Directions for this task =>
Write out the listing in full, matching it word for word.

Entries with chart source code =>

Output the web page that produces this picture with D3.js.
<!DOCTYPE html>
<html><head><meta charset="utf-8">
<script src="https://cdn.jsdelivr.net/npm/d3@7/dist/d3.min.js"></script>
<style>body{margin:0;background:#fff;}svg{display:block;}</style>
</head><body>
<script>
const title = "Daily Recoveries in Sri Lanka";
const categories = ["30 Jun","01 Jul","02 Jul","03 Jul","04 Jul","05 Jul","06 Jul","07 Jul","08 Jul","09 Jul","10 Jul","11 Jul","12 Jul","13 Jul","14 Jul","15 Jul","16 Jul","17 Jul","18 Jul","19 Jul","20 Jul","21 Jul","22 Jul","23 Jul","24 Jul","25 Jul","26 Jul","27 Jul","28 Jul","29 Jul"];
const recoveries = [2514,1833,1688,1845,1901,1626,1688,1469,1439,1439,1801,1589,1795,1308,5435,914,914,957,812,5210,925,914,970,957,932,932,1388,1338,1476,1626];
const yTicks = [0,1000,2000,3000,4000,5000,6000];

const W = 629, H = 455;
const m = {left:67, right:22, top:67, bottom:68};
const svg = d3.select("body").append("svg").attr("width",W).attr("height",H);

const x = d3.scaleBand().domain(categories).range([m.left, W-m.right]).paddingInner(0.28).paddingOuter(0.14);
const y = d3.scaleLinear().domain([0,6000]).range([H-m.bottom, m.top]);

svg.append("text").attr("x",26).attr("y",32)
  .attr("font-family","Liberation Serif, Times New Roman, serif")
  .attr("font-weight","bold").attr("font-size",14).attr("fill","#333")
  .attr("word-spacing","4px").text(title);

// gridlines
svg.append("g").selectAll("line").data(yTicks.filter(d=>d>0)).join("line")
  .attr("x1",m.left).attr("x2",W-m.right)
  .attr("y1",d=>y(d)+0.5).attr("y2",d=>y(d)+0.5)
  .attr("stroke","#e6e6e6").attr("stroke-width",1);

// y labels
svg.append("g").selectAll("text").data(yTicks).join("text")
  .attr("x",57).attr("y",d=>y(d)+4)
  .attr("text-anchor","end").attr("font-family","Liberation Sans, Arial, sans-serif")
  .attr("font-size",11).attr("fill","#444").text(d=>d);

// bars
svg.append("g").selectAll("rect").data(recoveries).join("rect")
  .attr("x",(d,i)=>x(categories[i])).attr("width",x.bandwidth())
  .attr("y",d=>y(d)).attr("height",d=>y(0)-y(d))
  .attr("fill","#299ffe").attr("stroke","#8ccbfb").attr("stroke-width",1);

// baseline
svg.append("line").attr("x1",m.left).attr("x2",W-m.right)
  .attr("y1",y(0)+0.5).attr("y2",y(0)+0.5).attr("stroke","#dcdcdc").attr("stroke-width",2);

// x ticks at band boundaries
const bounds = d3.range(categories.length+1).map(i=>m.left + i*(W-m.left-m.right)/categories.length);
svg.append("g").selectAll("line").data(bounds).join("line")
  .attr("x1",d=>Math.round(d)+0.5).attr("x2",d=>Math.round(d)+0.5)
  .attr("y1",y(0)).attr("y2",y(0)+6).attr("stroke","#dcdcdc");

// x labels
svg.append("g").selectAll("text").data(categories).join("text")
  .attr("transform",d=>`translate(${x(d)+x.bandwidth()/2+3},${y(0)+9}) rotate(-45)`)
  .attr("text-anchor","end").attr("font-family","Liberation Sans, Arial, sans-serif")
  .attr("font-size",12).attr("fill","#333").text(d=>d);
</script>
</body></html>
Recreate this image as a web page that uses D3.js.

Finished task =>
Output the web page that produces this picture with D3.js.
<!DOCTYPE html>
<html><head><meta charset="utf-8">
<script src="https://cdn.jsdelivr.net/npm/d3@7/dist/d3.min.js"></script>
<style>body{margin:0;background:#fff;}svg{display:block;}</style>
</head><body>
<script>
const title = "Daily Recoveries in Sri Lanka";
const categories = ["30 Jun","01 Jul","02 Jul","03 Jul","04 Jul","05 Jul","06 Jul","07 Jul","08 Jul","09 Jul","10 Jul","11 Jul","12 Jul","13 Jul","14 Jul","15 Jul","16 Jul","17 Jul","18 Jul","19 Jul","20 Jul","21 Jul","22 Jul","23 Jul","24 Jul","25 Jul","26 Jul","27 Jul","28 Jul","29 Jul"];
const recoveries = [2514,1833,1688,1845,1901,1626,1688,1469,1439,1439,1801,1589,1795,1308,5435,914,914,957,812,5210,925,914,970,957,932,932,1388,1338,1476,1626];
const yTicks = [0,1000,2000,3000,4000,5000,6000];

const W = 629, H = 455;
const m = {left:67, right:22, top:67, bottom:68};
const svg = d3.select("body").append("svg").attr("width",W).attr("height",H);

const x = d3.scaleBand().domain(categories).range([m.left, W-m.right]).paddingInner(0.28).paddingOuter(0.14);
const y = d3.scaleLinear().domain([0,6000]).range([H-m.bottom, m.top]);

svg.append("text").attr("x",26).attr("y",32)
  .attr("font-family","Liberation Serif, Times New Roman, serif")
  .attr("font-weight","bold").attr("font-size",14).attr("fill","#333")
  .attr("word-spacing","4px").text(title);

// gridlines
svg.append("g").selectAll("line").data(yTicks.filter(d=>d>0)).join("line")
  .attr("x1",m.left).attr("x2",W-m.right)
  .attr("y1",d=>y(d)+0.5).attr("y2",d=>y(d)+0.5)
  .attr("stroke","#e6e6e6").attr("stroke-width",1);

// y labels
svg.append("g").selectAll("text").data(yTicks).join("text")
  .attr("x",57).attr("y",d=>y(d)+4)
  .attr("text-anchor","end").attr("font-family","Liberation Sans, Arial, sans-serif")
  .attr("font-size",11).attr("fill","#444").text(d=>d);

// bars
svg.append("g").selectAll("rect").data(recoveries).join("rect")
  .attr("x",(d,i)=>x(categories[i])).attr("width",x.bandwidth())
  .attr("y",d=>y(d)).attr("height",d=>y(0)-y(d))
  .attr("fill","#299ffe").attr("stroke","#8ccbfb").attr("stroke-width",1);

// baseline
svg.append("line").attr("x1",m.left).attr("x2",W-m.right)
  .attr("y1",y(0)+0.5).attr("y2",y(0)+0.5).attr("stroke","#dcdcdc").attr("stroke-width",2);

// x ticks at band boundaries
const bounds = d3.range(categories.length+1).map(i=>m.left + i*(W-m.left-m.right)/categories.length);
svg.append("g").selectAll("line").data(bounds).join("line")
  .attr("x1",d=>Math.round(d)+0.5).attr("x2",d=>Math.round(d)+0.5)
  .attr("y1",y(0)).attr("y2",y(0)+6).attr("stroke","#dcdcdc");

// x labels
svg.append("g").selectAll("text").data(categories).join("text")
  .attr("transform",d=>`translate(${x(d)+x.bandwidth()/2+3},${y(0)+9}) rotate(-45)`)
  .attr("text-anchor","end").attr("font-family","Liberation Sans, Arial, sans-serif")
  .attr("font-size",12).attr("fill","#333").text(d=>d);
</script>
</body></html>
Recreate this image as a web page that uses D3.js.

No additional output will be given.